After about two minutes, though, I suddenly heard a strong, rapid heartbeat. The bear was waking up. Within a few seconds
she lifted her head as I tried to squeeze backward through the den entrance. Outside, I could still hear the heartbeat, which
I timed (after checking to make sure it wasn’t my own) at approximately 175 beats per minute.
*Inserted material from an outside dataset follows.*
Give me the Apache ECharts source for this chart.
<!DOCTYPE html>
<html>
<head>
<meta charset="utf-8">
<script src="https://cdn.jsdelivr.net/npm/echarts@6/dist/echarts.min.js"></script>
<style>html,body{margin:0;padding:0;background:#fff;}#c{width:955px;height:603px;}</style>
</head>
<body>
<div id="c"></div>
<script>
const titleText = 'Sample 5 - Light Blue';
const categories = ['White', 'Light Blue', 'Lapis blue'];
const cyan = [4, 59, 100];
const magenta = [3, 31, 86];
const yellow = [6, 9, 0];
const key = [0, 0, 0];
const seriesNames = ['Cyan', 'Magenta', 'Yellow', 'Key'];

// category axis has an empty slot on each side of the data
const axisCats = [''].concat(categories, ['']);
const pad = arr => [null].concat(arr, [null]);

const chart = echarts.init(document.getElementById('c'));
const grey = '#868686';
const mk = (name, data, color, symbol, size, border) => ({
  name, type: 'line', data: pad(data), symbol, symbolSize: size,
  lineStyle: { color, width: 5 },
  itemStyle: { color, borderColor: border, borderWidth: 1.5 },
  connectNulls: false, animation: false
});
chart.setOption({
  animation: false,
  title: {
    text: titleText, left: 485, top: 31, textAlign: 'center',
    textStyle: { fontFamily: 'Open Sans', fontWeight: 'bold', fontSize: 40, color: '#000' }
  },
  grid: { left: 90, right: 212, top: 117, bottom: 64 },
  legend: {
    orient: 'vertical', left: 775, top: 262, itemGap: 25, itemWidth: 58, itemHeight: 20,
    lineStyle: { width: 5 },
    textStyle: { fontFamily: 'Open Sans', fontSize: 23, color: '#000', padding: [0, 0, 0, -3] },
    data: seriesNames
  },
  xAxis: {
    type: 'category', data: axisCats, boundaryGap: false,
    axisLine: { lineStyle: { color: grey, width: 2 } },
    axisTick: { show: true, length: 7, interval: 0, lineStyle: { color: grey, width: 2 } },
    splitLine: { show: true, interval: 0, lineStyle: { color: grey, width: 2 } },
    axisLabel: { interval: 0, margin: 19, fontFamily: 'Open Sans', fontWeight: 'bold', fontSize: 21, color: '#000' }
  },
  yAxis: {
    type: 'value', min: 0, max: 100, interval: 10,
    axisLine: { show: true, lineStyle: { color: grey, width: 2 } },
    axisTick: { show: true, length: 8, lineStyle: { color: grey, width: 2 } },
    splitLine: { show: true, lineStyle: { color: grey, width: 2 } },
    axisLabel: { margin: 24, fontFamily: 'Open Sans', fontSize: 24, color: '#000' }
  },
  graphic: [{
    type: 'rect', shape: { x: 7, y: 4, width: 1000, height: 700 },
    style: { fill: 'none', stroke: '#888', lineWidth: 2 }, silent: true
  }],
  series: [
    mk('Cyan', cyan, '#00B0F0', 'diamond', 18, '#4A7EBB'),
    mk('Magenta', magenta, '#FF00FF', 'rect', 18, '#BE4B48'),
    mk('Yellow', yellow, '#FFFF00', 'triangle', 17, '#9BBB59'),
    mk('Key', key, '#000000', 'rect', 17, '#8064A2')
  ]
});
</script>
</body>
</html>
It is October thirteenth and thirty-six degrees in central Pennsylvania. A Friday the thirteenth cold front, invading from
the northwest, jumping the Canadian border without hesitation, decimated yesterday’s T-shirt weather. The front dumped two
feet of snow near Buffalo, New York, 150 miles from here. The
Washington Post
ran a photograph of a Labrador retriever bulldozing through the snow, its legs invisible beneath the white stuff, its nose
iced over, the look in its eyes one of joyful confusion. The
New York Times
ran a front-page color photograph of cars buried in snow and people in winter coats, shoulders hunched, walking away from
the camera, subliminally headed south. In Minnesota, the same weather system dropped temperatures to twelve degrees. It is
not supposed to be twelve degrees in October, not even in Minnesota. “Don’t forget the School Children’s Blizzard,” the weather
is saying. “Remember Greely. Remember who is calling the shots.”
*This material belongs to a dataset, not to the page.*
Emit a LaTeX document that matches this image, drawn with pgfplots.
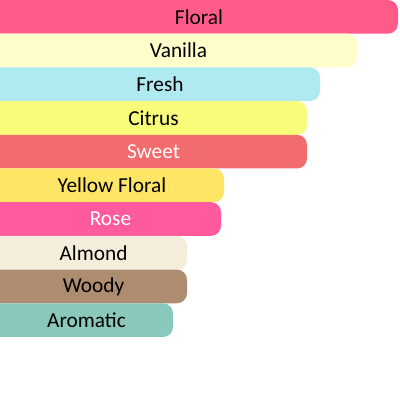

Officially, I am here for a seminar on underwater sound, the sort of educational opportunity that only a large university
can offer. Unofficially, I am far more interested in learning through experience and observation. I want to learn more about
cold and to see firsthand how temperate zone students respond to it. I drive across the Pennsylvania State University campus.
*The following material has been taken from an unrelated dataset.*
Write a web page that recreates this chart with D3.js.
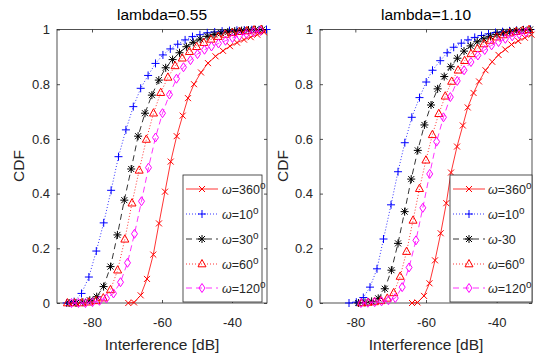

The students are slimmer than those in Fairbanks, and clean-shaven: more primped, less insulated. Their warm clothes are formfitting,
lacking the space underneath for three sweaters. In general, the students here are less prepared for an ice age, but at least
one of them, graduated now and moved on, was a cryophile, a lover of cold. While here, he learned of a place just outside
town known variously as the Barren Valley, the Scotia Barrens, and just the Barrens. With his roommate, he nailed a thermometer
to a pine tree in the heart of the Barrens. The two of them drove the four miles out from campus once a month. “It is amazingly
quiet, amazingly clear, and amazingly cold,” he once wrote. When it was thirty degrees on campus, it was eight degrees in
the Barrens.

Below-zero dips in temperature occur thirty times more often in the Barrens than on campus, and below-freezing temperatures
occur twice as often. In the daytime, the Barrens warm up. By midafternoon, the Barrens are as warm as the campus. But at
night, temperatures plummet.

The area, a narrow valley between steep hills, was called the Barrens because the soil was too sandy to support productive
farming, a common naming practice. It was mined for iron ore late in the nineteenth century. The forest that had stood there
was cut down and the wood turned into charcoal. The sandy soil was exposed. Scrubby plants grew into sparse patches of trees.
Today houses encroach on the Barrens, but the heart of the place is owned by the state and managed for game. Heat escapes
from the dry, sandy soil as soon as the sun dips below the hills. Cold air tumbles downhill into the valley and settles in
for the night. A temperature of forty below was once measured in the Barrens — forty below zero in central Pennsylvania.